(Collected data)
^^^^^^^^

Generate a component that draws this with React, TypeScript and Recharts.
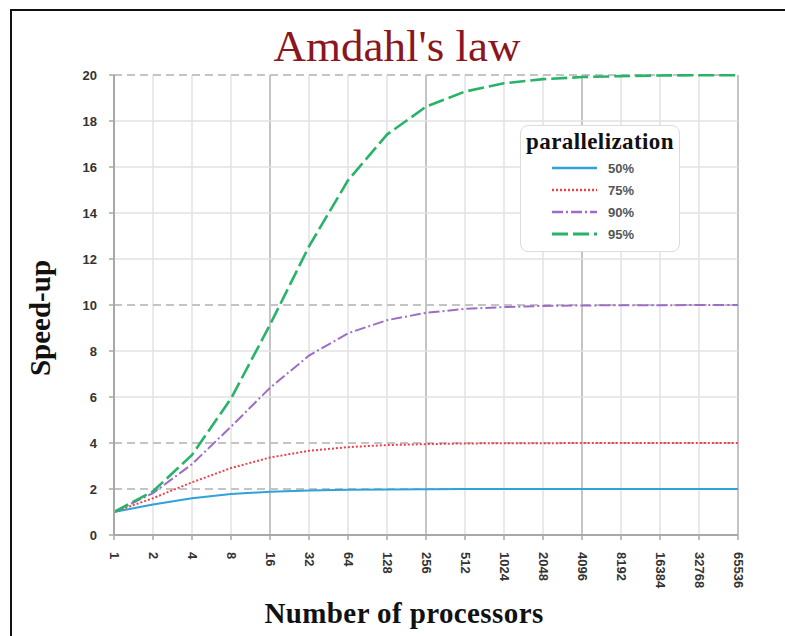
import React from 'react';
import { LineChart, Line, XAxis, YAxis, ReferenceLine, Legend, Customized } from 'recharts';

// ---- data ----
const processors = ['1', '2', '4', '8', '16', '32', '64', '128', '256', '512', '1024', '2048', '4096', '8192', '16384', '32768', '65536'];
const speedup50 = [1, 1.33, 1.6, 1.78, 1.88, 1.94, 1.97, 1.98, 1.99, 2.0, 2.0, 2.0, 2.0, 2.0, 2.0, 2.0, 2.0];
const speedup75 = [1, 1.6, 2.29, 2.91, 3.37, 3.66, 3.82, 3.91, 3.95, 3.98, 3.99, 3.99, 4.0, 4.0, 4.0, 4.0, 4.0];
const speedup90 = [1, 1.82, 3.08, 4.71, 6.4, 7.8, 8.77, 9.34, 9.66, 9.83, 9.91, 9.96, 9.98, 9.99, 9.99, 10.0, 10.0];
const speedup95 = [1, 1.9, 3.48, 5.93, 9.14, 12.55, 15.42, 17.41, 18.62, 19.28, 19.64, 19.82, 19.91, 19.95, 19.98, 19.99, 19.99];
const yTicks = [0, 2, 4, 6, 8, 10, 12, 14, 16, 18, 20];
const majorX = ['1', '16', '256', '4096', '65536'];
const dashedY = [2, 4, 10, 20];
const solidY = [6, 8, 12, 14, 16, 18];

const seriesLabels = ['50%', '75%', '90%', '95%'];
const seriesKeys = ['p50', 'p75', 'p90', 'p95'];

const data = processors.map((n, i) => ({
  n,
  p50: speedup50[i],
  p75: speedup75[i],
  p90: speedup90[i],
  p95: speedup95[i],
}));

const styles: Record<string, { color: string; dash?: string; width: number }> = {
  p50: { color: '#2FA2DA', width: 2 },
  p75: { color: '#EE4048', dash: '2 2', width: 2 },
  p90: { color: '#9E6CC6', dash: '11 3 2 3', width: 2 },
  p95: { color: '#27B469', dash: '16 5', width: 2.6 },
};

const tickFont = '"Liberation Sans", Arial, sans-serif';
const serif = '"Liberation Serif", "Times New Roman", serif';

const XTick = (props: any) => {
  const { x, y, payload } = props;
  return (
    <text
      x={x}
      y={y}
      transform={`rotate(90 ${x} ${y})`}
      textAnchor="start"
      dominantBaseline="central"
      fontFamily={tickFont}
      fontWeight="bold"
      fontSize={13}
      fill="#333"
    >
      {payload.value}
    </text>
  );
};

const LegendBox = () => (
  <div
    style={{
      position: 'relative',
      width: 160,
      height: 127,
      boxSizing: 'border-box',
      border: '1px solid #dcdcdc',
      borderRadius: 8,
      background: '#fff',
    }}
  >
    <div
      style={{
        position: 'absolute',
        left: 0,
        top: 3,
        width: 158,
        textAlign: 'center',
        fontFamily: serif,
        fontWeight: 'bold',
        fontSize: 23,
        letterSpacing: 0.4,
        color: '#111',
        lineHeight: '26px',
      }}
    >
      parallelization
    </div>
    {seriesKeys.map((k, i) => {
      const st = styles[k];
      return (
        <div key={k} style={{ position: 'absolute', left: 31, top: 33 + i * 22, height: 18, display: 'flex', alignItems: 'center' }}>
          <svg width={46} height={10} style={{ display: 'block' }}>
            <line x1={0} y1={5} x2={45} y2={5} stroke={st.color} strokeWidth={st.width + 0.5} strokeDasharray={st.dash} />
          </svg>
          <span style={{ marginLeft: 10, fontFamily: tickFont, fontWeight: 'bold', fontSize: 13, color: '#555' }}>{seriesLabels[i]}</span>
        </div>
      );
    })}
  </div>
);

const Texts = () => (
  <g>
    <text x={397} y={61} textAnchor="middle" fontFamily={serif} fontSize={45} fill="#8B1520">
      Amdahl's law
    </text>
    <text
      x={40}
      y={318}
      transform="rotate(-90 40 318)"
      textAnchor="middle"
      dominantBaseline="central"
      fontFamily={serif}
      fontWeight="bold"
      fontSize={29}
      fill="#111"
    >
      Speed-up
    </text>
    <text x={404} y={623} textAnchor="middle" fontFamily={serif} fontWeight="bold" fontSize={29} letterSpacing={0.4} fill="#111">
      Number of processors
    </text>
  </g>
);

export default function App() {
  return (
    <div style={{ position: 'absolute', left: 0, top: 0, width: 785, height: 636, background: '#fff', overflow: 'hidden' }}>
      <div
        style={{
          position: 'absolute',
          left: 10,
          top: 9,
          width: 900,
          height: 900,
          borderLeft: '2px solid #111',
          borderTop: '2px solid #111',
        }}
      />
      <div style={{ position: 'absolute', left: 0, top: 0 }}>
        <LineChart width={785} height={636} data={data} margin={{ top: 75, right: 47, bottom: 1, left: 54 }}>
          {processors.map((p) => (
            <ReferenceLine
              key={'v' + p}
              x={p}
              stroke={majorX.includes(p) ? '#c4c4c4' : '#e2e2e2'}
              strokeWidth={majorX.includes(p) ? 2 : 1.5}
            />
          ))}
          {solidY.map((v) => (
            <ReferenceLine key={'hs' + v} y={v} stroke="#e2e2e2" strokeWidth={1.5} />
          ))}
          {dashedY.map((v) => (
            <ReferenceLine key={'hd' + v} y={v} stroke="#c4c4c4" strokeWidth={2} strokeDasharray="8 5" />
          ))}
          <XAxis
            dataKey="n"
            interval={0}
            height={100}
            tick={<XTick />}
            tickMargin={12}
            tickSize={5}
            axisLine={{ stroke: '#a8a8a8', strokeWidth: 2 }}
            tickLine={{ stroke: '#a8a8a8', strokeWidth: 1.5 }}
          />
          <YAxis
            domain={[0, 20]}
            ticks={yTicks}
            width={60}
            interval={0}
            tickSize={5}
            tickMargin={12}
            axisLine={{ stroke: '#a8a8a8', strokeWidth: 2 }}
            tickLine={{ stroke: '#a8a8a8', strokeWidth: 1.5 }}
            tick={{ fontFamily: tickFont, fontWeight: 'bold', fontSize: 13, fill: '#333' }}
          />
          {seriesKeys.map((k, i) => (
            <Line
              key={k}
              dataKey={k}
              name={seriesLabels[i]}
              type="linear"
              stroke={styles[k].color}
              strokeWidth={styles[k].width}
              strokeDasharray={styles[k].dash}
              dot={false}
              activeDot={false}
              isAnimationActive={false}
            />
          ))}
          <Legend
            layout="horizontal"
            align="center"
            verticalAlign="middle"
            content={<LegendBox />}
            wrapperStyle={{ left: 520, top: 125, width: 160, height: 127 }}
          />
          <Customized component={Texts} />
        </LineChart>
      </div>
    </div>
  );
}
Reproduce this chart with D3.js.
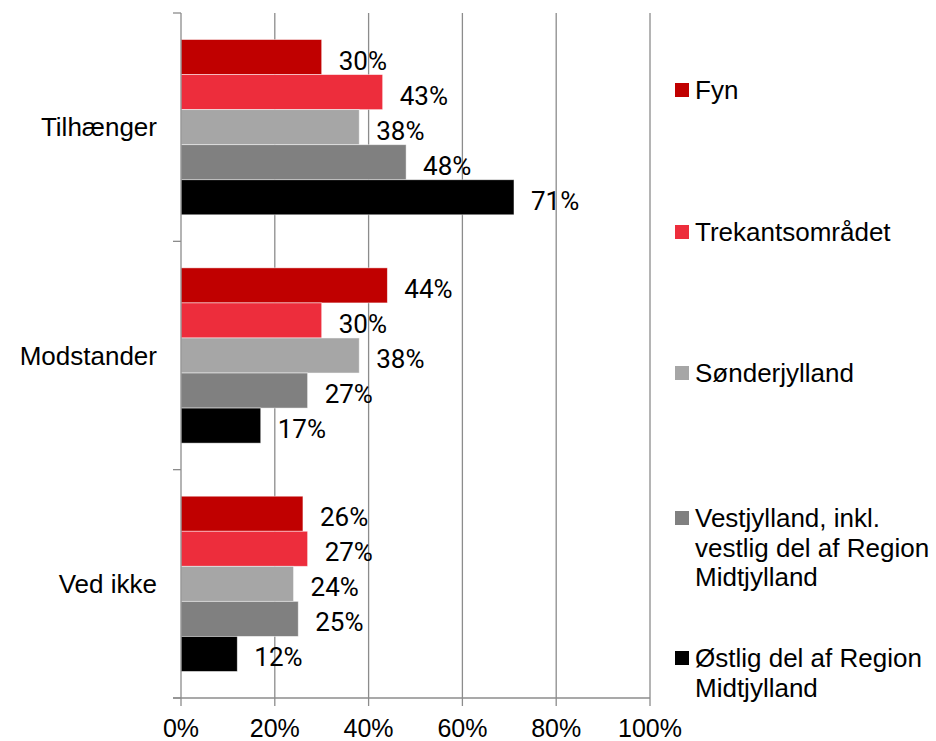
<!DOCTYPE html>
<html>
<head>
<meta charset="utf-8">
<script src="https://cdn.jsdelivr.net/npm/d3@7"></script>
<style>
  body { margin: 0; background: #fff; }
  .cat-label, .legend text, .x-label { font-family: "Liberation Sans", Arial, sans-serif; font-size: 26px; fill: #000; }
  .x-label { font-size: 25px; }
  .val-label { font-family: Roboto, "Open Sans", sans-serif; font-size: 26px; font-weight: 400; fill: #000; }
</style>
</head>
<body>
<div id="chart"></div>
<script>
// Categories (top to bottom)
const categories = ["Tilhænger", "Modstander", "Ved ikke"];

// Series names (legend lines) and colours
const seriesNames = ["Fyn", "Trekantsområdet", "Sønderjylland",
  "Vestjylland, inkl. vestlig del af Region Midtjylland",
  "Østlig del af Region Midtjylland"];
const legendLines = [
  ["Fyn"],
  ["Trekantsområdet"],
  ["Sønderjylland"],
  ["Vestjylland, inkl.", "vestlig del af Region", "Midtjylland"],
  ["Østlig del af Region", "Midtjylland"]
];
const colors = ["#c00000", "#ed2d3c", "#a6a6a6", "#808080", "#000000"];

// Values per series, in category order
const fyn = [0.30, 0.44, 0.26];
const trekant = [0.43, 0.30, 0.27];
const sonderjylland = [0.38, 0.38, 0.24];
const vestjylland = [0.48, 0.27, 0.25];
const ostjylland = [0.71, 0.17, 0.12];
const seriesValues = [fyn, trekant, sonderjylland, vestjylland, ostjylland];

const xTicks = [0, 0.2, 0.4, 0.6, 0.8, 1.0];

// Layout
const W = 936, H = 741;
const plot = { left: 181, right: 650, top: 13, bottom: 698 };

const svg = d3.select("#chart").append("svg")
  .attr("width", W)
  .attr("height", H);

const x = d3.scaleLinear().domain([0, 1]).range([plot.left, plot.right]);

const y0 = d3.scaleBand()
  .domain(categories)
  .range([plot.top, plot.bottom])
  .padding(0);

const y1 = d3.scaleBand()
  .domain(d3.range(seriesNames.length))
  .range([0, y0.bandwidth()])
  .paddingInner(0)
  .paddingOuter(0.757);

const gridColor = "#8c8c8c";

// Vertical gridlines (20%..100%)
svg.append("g")
  .selectAll("line")
  .data(xTicks.slice(1))
  .enter().append("line")
  .attr("x1", d => x(d)).attr("x2", d => x(d))
  .attr("y1", plot.top).attr("y2", plot.bottom)
  .attr("stroke", gridColor)
  .attr("stroke-width", 1.3);

// Build flat bar data
const bars = [];
categories.forEach((c, ci) => {
  seriesValues.forEach((vals, si) => {
    bars.push({ cat: c, s: si, v: vals[ci] });
  });
});

const barG = svg.append("g");
barG.selectAll("rect")
  .data(bars)
  .enter().append("rect")
  .attr("x", x(0))
  .attr("y", d => y0(d.cat) + y1(d.s))
  .attr("width", d => x(d.v) - x(0))
  .attr("height", y1.bandwidth())
  .attr("fill", d => colors[d.s])
  .attr("stroke", "#ffffff")
  .attr("stroke-opacity", 0.6)
  .attr("stroke-width", 0.8);

// Value labels
barG.selectAll("text")
  .data(bars)
  .enter().append("text")
  .attr("class", "val-label")
  .attr("x", d => x(d.v) + 17)
  .attr("y", d => y0(d.cat) + y1(d.s) + y1.bandwidth() / 2 + 12.5)
  .text(d => Math.round(d.v * 100) + "%");

// Y axis (left) with category ticks at band boundaries
const axisG = svg.append("g").attr("stroke", gridColor).attr("stroke-width", 1.3);
axisG.append("line")
  .attr("x1", x(0)).attr("x2", x(0))
  .attr("y1", plot.top).attr("y2", plot.bottom);
const boundaries = categories.map(c => y0(c)).concat([plot.bottom]);
axisG.selectAll(".ytick")
  .data(boundaries)
  .enter().append("line")
  .attr("class", "ytick")
  .attr("x1", x(0) - 8).attr("x2", x(0))
  .attr("y1", d => d).attr("y2", d => d);

// X axis (bottom)
axisG.append("line")
  .attr("x1", x(0) - 8).attr("x2", x(1))
  .attr("y1", plot.bottom).attr("y2", plot.bottom);
axisG.selectAll(".xtick")
  .data(xTicks)
  .enter().append("line")
  .attr("class", "xtick")
  .attr("x1", d => x(d)).attr("x2", d => x(d))
  .attr("y1", plot.bottom).attr("y2", plot.bottom + 8);

svg.append("g")
  .selectAll("text")
  .data(xTicks)
  .enter().append("text")
  .attr("class", "x-label")
  .attr("x", d => x(d))
  .attr("y", 737)
  .attr("text-anchor", "middle")
  .text(d => Math.round(d * 100) + "%");

// Category labels
svg.append("g")
  .selectAll("text")
  .data(categories)
  .enter().append("text")
  .attr("class", "cat-label")
  .attr("x", 157)
  .attr("y", d => y0(d) + y0.bandwidth() / 2 + 9)
  .attr("text-anchor", "end")
  .text(d => d);

// Legend
const legendY = [90, 232, 373, 518, 658];
const lineH = 29.5;
const legend = svg.append("g").attr("class", "legend");
legendLines.forEach((lines, i) => {
  const g = legend.append("g");
  g.append("rect")
    .attr("x", 675)
    .attr("y", legendY[i] - 7)
    .attr("width", 14)
    .attr("height", 14)
    .attr("fill", colors[i]);
  lines.forEach((ln, j) => {
    g.append("text")
      .attr("x", 695)
      .attr("y", legendY[i] + j * lineH + 9)
      .text(ln);
  });
});
</script>
</body>
</html>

^^^^^^^^

- _EXERCISE_
Each line from the top of the material through the line containing "ReferenceLine, Legend, Customized" should be reproduced exactly; please drop any images.

- _RESPONSE TO THIS TASK_
Generate a component that draws this with React, TypeScript and Recharts.
import React from 'react';
import { LineChart, Line, XAxis, YAxis, ReferenceLine, Legend, Customized } from 'recharts';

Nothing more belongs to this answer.